**Problem statement:** Return all the data below as it stands, minus the pictures.

=== Data lines ===

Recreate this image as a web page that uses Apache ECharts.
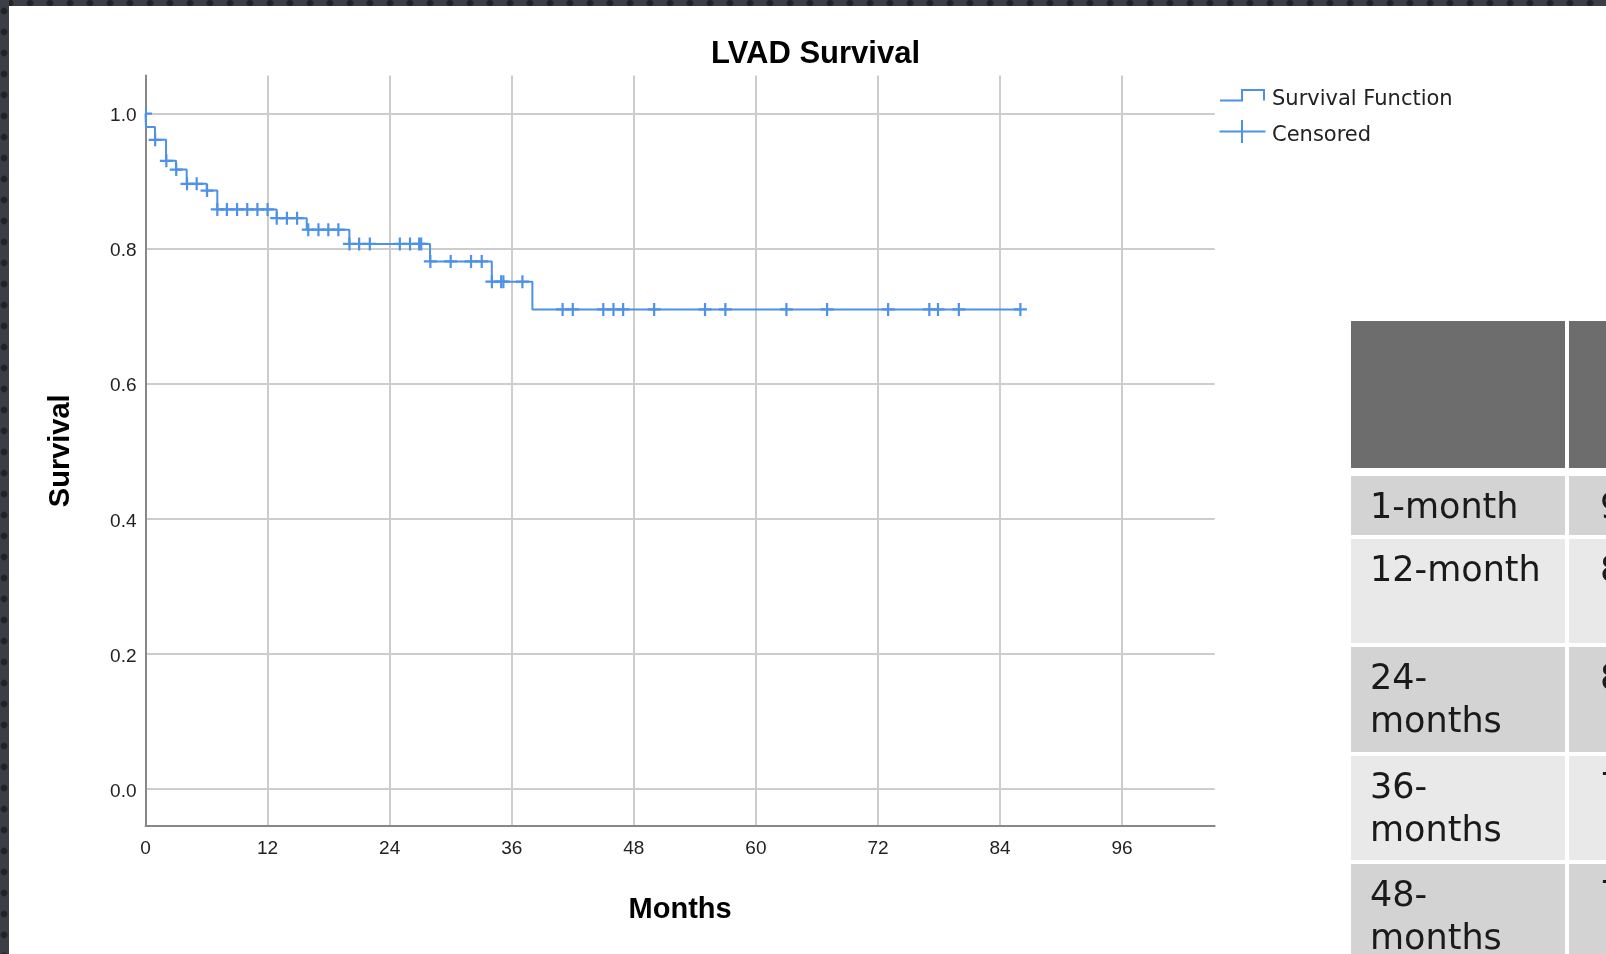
<!DOCTYPE html>
<html>
<head>
<meta charset="utf-8">
<script src="https://cdn.jsdelivr.net/npm/echarts@6.0.0/dist/echarts.min.js"></script>
<style>
  html, body { margin:0; padding:0; width:1606px; height:954px; overflow:hidden; background:#fff; }
  #topstrip { position:absolute; left:0; top:0; width:1606px; height:6px; background-color:#3b3e44;
    background-image:radial-gradient(circle at 10px 3px, #1f2227 0, #1f2227 2.5px, rgba(31,34,39,0) 4px);
    background-size:20px 6px; }
  #leftstrip { position:absolute; left:0; top:0; width:9px; height:954px; background-color:#3b3e44;
    background-image:radial-gradient(circle at 4px 11px, #1f2227 0, #1f2227 2.5px, rgba(31,34,39,0) 4px);
    background-size:9px 21px; }
  #chart { position:absolute; left:0; top:0; width:1606px; height:954px; }
  .cell { position:absolute; box-sizing:border-box; overflow:hidden; white-space:pre;
    font-family:"DejaVu Sans", sans-serif; font-size:35px; line-height:43px; color:#1a1a1a; padding-top:9px; }
</style>
</head>
<body>
<div id="chart"></div>
<div id="topstrip"></div>
<div id="leftstrip"></div>
<div id="table"></div>
<script>
// ---------- data ----------
const curveTimes = [0, 0.05, 0.93, 2.02, 3.0, 4.05, 6.02, 7.06, 12.9, 15.85, 20.04, 27.97, 34.04, 38.03, 86.0];
const curveSurv  = [1.0, 0.980, 0.961, 0.930, 0.917, 0.896, 0.886, 0.858, 0.845, 0.828, 0.807, 0.781, 0.751, 0.710, 0.710];
const censorTimes = [0, 0.95, 2.05, 3.02, 4.08, 5.03, 6.05,
  7.06, 8.0, 9.0, 10.0, 11.0, 12.0,
  12.9, 13.9, 14.9,
  16.0, 17.0, 17.97, 18.96,
  20.05, 21.0, 22.05, 25.0, 26.0, 26.9, 27.1,
  28.0, 30.0, 32.0, 33.05,
  34.05, 34.96, 35.18, 37.05,
  41.0, 42.0, 45.0, 46.0, 46.95, 50.0, 55.0, 57.0, 63.0, 67.0, 73.0, 77.05, 77.9, 79.95, 86.0];
const xTicks = [0, 12, 24, 36, 48, 60, 72, 84, 96];
const yTicks = [0, 0.2, 0.4, 0.6, 0.8, 1.0];
const titleText = 'LVAD Survival';
const xName = 'Months';
const yName = 'Survival';
const legendNames = ['Survival Function', 'Censored'];
const tableRowLabels = ['1-month', '12-month', '24-\nmonths', '36-\nmonths', '48-\nmonths'];
const tableRowValues = ['96%', '86%', '81%', '75%', '71%'];

// ---------- chart ----------
const BLUE = '#4d91e8';
function survAt(t) {
  let s = curveSurv[0];
  for (let i = 0; i < curveTimes.length; i++) { if (curveTimes[i] <= t) s = curveSurv[i]; }
  return s;
}
const chart = echarts.init(document.getElementById('chart'), null, { renderer: 'canvas' });
const labelFont = { fontFamily: 'Liberation Sans', fontSize: 19, color: '#222' };
const nameFont = { fontFamily: 'Liberation Sans', fontSize: 29, fontWeight: 'bold', color: '#000' };
chart.setOption({
  animation: false,
  title: {
    text: titleText, left: 711, top: 39, padding: 0,
    textStyle: { fontFamily: 'Liberation Sans', fontSize: 31, fontWeight: 'bold', color: '#000' }
  },
  grid: { left: 145.5, top: 75.5, right: 391.3, bottom: 128, containLabel: false, outerBoundsMode: 'none' },
  xAxis: {
    type: 'value', min: 0, max: 105.1,
    axisLine: { show: true, onZero: false, lineStyle: { color: '#888', width: 2 } },
    axisTick: { show: false, customValues: xTicks },
    axisLabel: Object.assign({ customValues: xTicks, margin: 13 }, labelFont),
    splitLine: { show: true, lineStyle: { color: '#cdcdcd', width: 2 } },
    name: xName, nameLocation: 'middle', nameGap: 69, nameTextStyle: nameFont, nameMoveOverlap: false
  },
  yAxis: {
    type: 'value', min: -0.0548, max: 1.0563,
    axisLine: { show: true, onZero: false, lineStyle: { color: '#888', width: 2 } },
    axisTick: { show: false, customValues: yTicks },
    axisLabel: Object.assign({
      customValues: yTicks, margin: 9,
      formatter: v => '{v|' + v.toFixed(1) + '}',
      rich: { v: { fontFamily: 'Liberation Sans', fontSize: 19, color: '#222', padding: [5, 0, 0, 0] } }
    }, labelFont),
    splitLine: { show: true, lineStyle: { color: '#cdcdcd', width: 2 } },
    name: yName, nameLocation: 'middle', nameGap: 70, nameTextStyle: nameFont, nameMoveOverlap: false
  },
  series: [
    {
      name: legendNames[0], type: 'line', step: 'end', showSymbol: false, clip: true,
      lineStyle: { color: BLUE, width: 2 }, itemStyle: { color: BLUE },
      data: curveTimes.map((t, i) => [t, curveSurv[i]]), z: 3
    },
    {
      name: legendNames[1], type: 'custom', clip: true, z: 4,
      data: censorTimes.map(t => [t, survAt(t)]),
      renderItem: (params, api) => {
        const p = api.coord([api.value(0), api.value(1)]);
        const h = 6.5;
        return { type: 'group', children: [
          { type: 'line', shape: { x1: p[0] - h, y1: p[1], x2: p[0] + h, y2: p[1] }, style: { stroke: BLUE, lineWidth: 2.2 } },
          { type: 'line', shape: { x1: p[0], y1: p[1] - h, x2: p[0], y2: p[1] + h }, style: { stroke: BLUE, lineWidth: 2.2 } }
        ]};
      }
    }
  ],
  graphic: [
    { type: 'polyline', shape: { points: [[1220, 100.5], [1242, 100.5], [1242, 90], [1264, 90], [1264, 100.5]] },
      style: { stroke: BLUE, lineWidth: 2, fill: null } },
    { type: 'text', x: 1272, y: 100, style: { text: legendNames[0], fontFamily: 'DejaVu Sans', fontSize: 21, fill: '#222', verticalAlign: 'middle', align: 'left' } },
    { type: 'line', shape: { x1: 1219.5, y1: 131.5, x2: 1265.5, y2: 131.5 }, style: { stroke: BLUE, lineWidth: 2 } },
    { type: 'line', shape: { x1: 1242, y1: 120, x2: 1242, y2: 143 }, style: { stroke: BLUE, lineWidth: 2 } },
    { type: 'text', x: 1272, y: 135.5, style: { text: legendNames[1], fontFamily: 'DejaVu Sans', fontSize: 21, fill: '#222', verticalAlign: 'middle', align: 'left' } }
  ]
});

// ---------- table (slide content beside chart) ----------
const tbl = document.getElementById('table');
const rowTops = [476.3, 538.7, 647.3, 755.9, 864.4];
const rowHeights = [58.3, 104.5, 104.5, 104.4, 100];
function addCell(left, top, width, height, bg, text, padLeft) {
  const d = document.createElement('div');
  d.className = 'cell';
  d.style.left = left + 'px'; d.style.top = top + 'px';
  d.style.width = width + 'px'; d.style.height = height + 'px';
  d.style.background = bg; d.style.paddingLeft = padLeft + 'px';
  d.textContent = text;
  tbl.appendChild(d);
}
addCell(1351, 320.6, 214, 147.4, '#6d6d6d', '', 0);
addCell(1569, 320.6, 40, 147.4, '#6d6d6d', '', 0);
tableRowLabels.forEach((lab, i) => {
  const bg = i % 2 === 0 ? '#d3d3d3' : '#e9e9e9';
  addCell(1351, rowTops[i], 214, rowHeights[i], bg, lab, 19);
  addCell(1569, rowTops[i], 40, rowHeights[i], bg, tableRowValues[i], 31);
});
</script>
</body>
</html>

===

**Task solution:**
Recreate this image as a web page that uses Apache ECharts.
<!DOCTYPE html>
<html>
<head>
<meta charset="utf-8">
<script src="https://cdn.jsdelivr.net/npm/echarts@6.0.0/dist/echarts.min.js"></script>
<style>
  html, body { margin:0; padding:0; width:1606px; height:954px; overflow:hidden; background:#fff; }
  #topstrip { position:absolute; left:0; top:0; width:1606px; height:6px; background-color:#3b3e44;
    background-image:radial-gradient(circle at 10px 3px, #1f2227 0, #1f2227 2.5px, rgba(31,34,39,0) 4px);
    background-size:20px 6px; }
  #leftstrip { position:absolute; left:0; top:0; width:9px; height:954px; background-color:#3b3e44;
    background-image:radial-gradient(circle at 4px 11px, #1f2227 0, #1f2227 2.5px, rgba(31,34,39,0) 4px);
    background-size:9px 21px; }
  #chart { position:absolute; left:0; top:0; width:1606px; height:954px; }
  .cell { position:absolute; box-sizing:border-box; overflow:hidden; white-space:pre;
    font-family:"DejaVu Sans", sans-serif; font-size:35px; line-height:43px; color:#1a1a1a; padding-top:9px; }
</style>
</head>
<body>
<div id="chart"></div>
<div id="topstrip"></div>
<div id="leftstrip"></div>
<div id="table"></div>
<script>
// ---------- data ----------
const curveTimes = [0, 0.05, 0.93, 2.02, 3.0, 4.05, 6.02, 7.06, 12.9, 15.85, 20.04, 27.97, 34.04, 38.03, 86.0];
const curveSurv  = [1.0, 0.980, 0.961, 0.930, 0.917, 0.896, 0.886, 0.858, 0.845, 0.828, 0.807, 0.781, 0.751, 0.710, 0.710];
const censorTimes = [0, 0.95, 2.05, 3.02, 4.08, 5.03, 6.05,
  7.06, 8.0, 9.0, 10.0, 11.0, 12.0,
  12.9, 13.9, 14.9,
  16.0, 17.0, 17.97, 18.96,
  20.05, 21.0, 22.05, 25.0, 26.0, 26.9, 27.1,
  28.0, 30.0, 32.0, 33.05,
  34.05, 34.96, 35.18, 37.05,
  41.0, 42.0, 45.0, 46.0, 46.95, 50.0, 55.0, 57.0, 63.0, 67.0, 73.0, 77.05, 77.9, 79.95, 86.0];
const xTicks = [0, 12, 24, 36, 48, 60, 72, 84, 96];
const yTicks = [0, 0.2, 0.4, 0.6, 0.8, 1.0];
const titleText = 'LVAD Survival';
const xName = 'Months';
const yName = 'Survival';
const legendNames = ['Survival Function', 'Censored'];
const tableRowLabels = ['1-month', '12-month', '24-\nmonths', '36-\nmonths', '48-\nmonths'];
const tableRowValues = ['96%', '86%', '81%', '75%', '71%'];

// ---------- chart ----------
const BLUE = '#4d91e8';
function survAt(t) {
  let s = curveSurv[0];
  for (let i = 0; i < curveTimes.length; i++) { if (curveTimes[i] <= t) s = curveSurv[i]; }
  return s;
}
const chart = echarts.init(document.getElementById('chart'), null, { renderer: 'canvas' });
const labelFont = { fontFamily: 'Liberation Sans', fontSize: 19, color: '#222' };
const nameFont = { fontFamily: 'Liberation Sans', fontSize: 29, fontWeight: 'bold', color: '#000' };
chart.setOption({
  animation: false,
  title: {
    text: titleText, left: 711, top: 39, padding: 0,
    textStyle: { fontFamily: 'Liberation Sans', fontSize: 31, fontWeight: 'bold', color: '#000' }
  },
  grid: { left: 145.5, top: 75.5, right: 391.3, bottom: 128, containLabel: false, outerBoundsMode: 'none' },
  xAxis: {
    type: 'value', min: 0, max: 105.1,
    axisLine: { show: true, onZero: false, lineStyle: { color: '#888', width: 2 } },
    axisTick: { show: false, customValues: xTicks },
    axisLabel: Object.assign({ customValues: xTicks, margin: 13 }, labelFont),
    splitLine: { show: true, lineStyle: { color: '#cdcdcd', width: 2 } },
    name: xName, nameLocation: 'middle', nameGap: 69, nameTextStyle: nameFont, nameMoveOverlap: false
  },
  yAxis: {
    type: 'value', min: -0.0548, max: 1.0563,
    axisLine: { show: true, onZero: false, lineStyle: { color: '#888', width: 2 } },
    axisTick: { show: false, customValues: yTicks },
    axisLabel: Object.assign({
      customValues: yTicks, margin: 9,
      formatter: v => '{v|' + v.toFixed(1) + '}',
      rich: { v: { fontFamily: 'Liberation Sans', fontSize: 19, color: '#222', padding: [5, 0, 0, 0] } }
    }, labelFont),
    splitLine: { show: true, lineStyle: { color: '#cdcdcd', width: 2 } },
    name: yName, nameLocation: 'middle', nameGap: 70, nameTextStyle: nameFont, nameMoveOverlap: false
  },
  series: [
    {
      name: legendNames[0], type: 'line', step: 'end', showSymbol: false, clip: true,
      lineStyle: { color: BLUE, width: 2 }, itemStyle: { color: BLUE },
      data: curveTimes.map((t, i) => [t, curveSurv[i]]), z: 3
    },
    {
      name: legendNames[1], type: 'custom', clip: true, z: 4,
      data: censorTimes.map(t => [t, survAt(t)]),
      renderItem: (params, api) => {
        const p = api.coord([api.value(0), api.value(1)]);
        const h = 6.5;
        return { type: 'group', children: [
          { type: 'line', shape: { x1: p[0] - h, y1: p[1], x2: p[0] + h, y2: p[1] }, style: { stroke: BLUE, lineWidth: 2.2 } },
          { type: 'line', shape: { x1: p[0], y1: p[1] - h, x2: p[0], y2: p[1] + h }, style: { stroke: BLUE, lineWidth: 2.2 } }
        ]};
      }
    }
  ],
  graphic: [
    { type: 'polyline', shape: { points: [[1220, 100.5], [1242, 100.5], [1242, 90], [1264, 90], [1264, 100.5]] },
      style: { stroke: BLUE, lineWidth: 2, fill: null } },
    { type: 'text', x: 1272, y: 100, style: { text: legendNames[0], fontFamily: 'DejaVu Sans', fontSize: 21, fill: '#222', verticalAlign: 'middle', align: 'left' } },
    { type: 'line', shape: { x1: 1219.5, y1: 131.5, x2: 1265.5, y2: 131.5 }, style: { stroke: BLUE, lineWidth: 2 } },
    { type: 'line', shape: { x1: 1242, y1: 120, x2: 1242, y2: 143 }, style: { stroke: BLUE, lineWidth: 2 } },
    { type: 'text', x: 1272, y: 135.5, style: { text: legendNames[1], fontFamily: 'DejaVu Sans', fontSize: 21, fill: '#222', verticalAlign: 'middle', align: 'left' } }
  ]
});

// ---------- table (slide content beside chart) ----------
const tbl = document.getElementById('table');
const rowTops = [476.3, 538.7, 647.3, 755.9, 864.4];
const rowHeights = [58.3, 104.5, 104.5, 104.4, 100];
function addCell(left, top, width, height, bg, text, padLeft) {
  const d = document.createElement('div');
  d.className = 'cell';
  d.style.left = left + 'px'; d.style.top = top + 'px';
  d.style.width = width + 'px'; d.style.height = height + 'px';
  d.style.background = bg; d.style.paddingLeft = padLeft + 'px';
  d.textContent = text;
  tbl.appendChild(d);
}
addCell(1351, 320.6, 214, 147.4, '#6d6d6d', '', 0);
addCell(1569, 320.6, 40, 147.4, '#6d6d6d', '', 0);
tableRowLabels.forEach((lab, i) => {
  const bg = i % 2 === 0 ? '#d3d3d3' : '#e9e9e9';
  addCell(1351, rowTops[i], 214, rowHeights[i], bg, lab, 19);
  addCell(1569, rowTops[i], 40, rowHeights[i], bg, tableRowValues[i], 31);
});
</script>
</body>
</html>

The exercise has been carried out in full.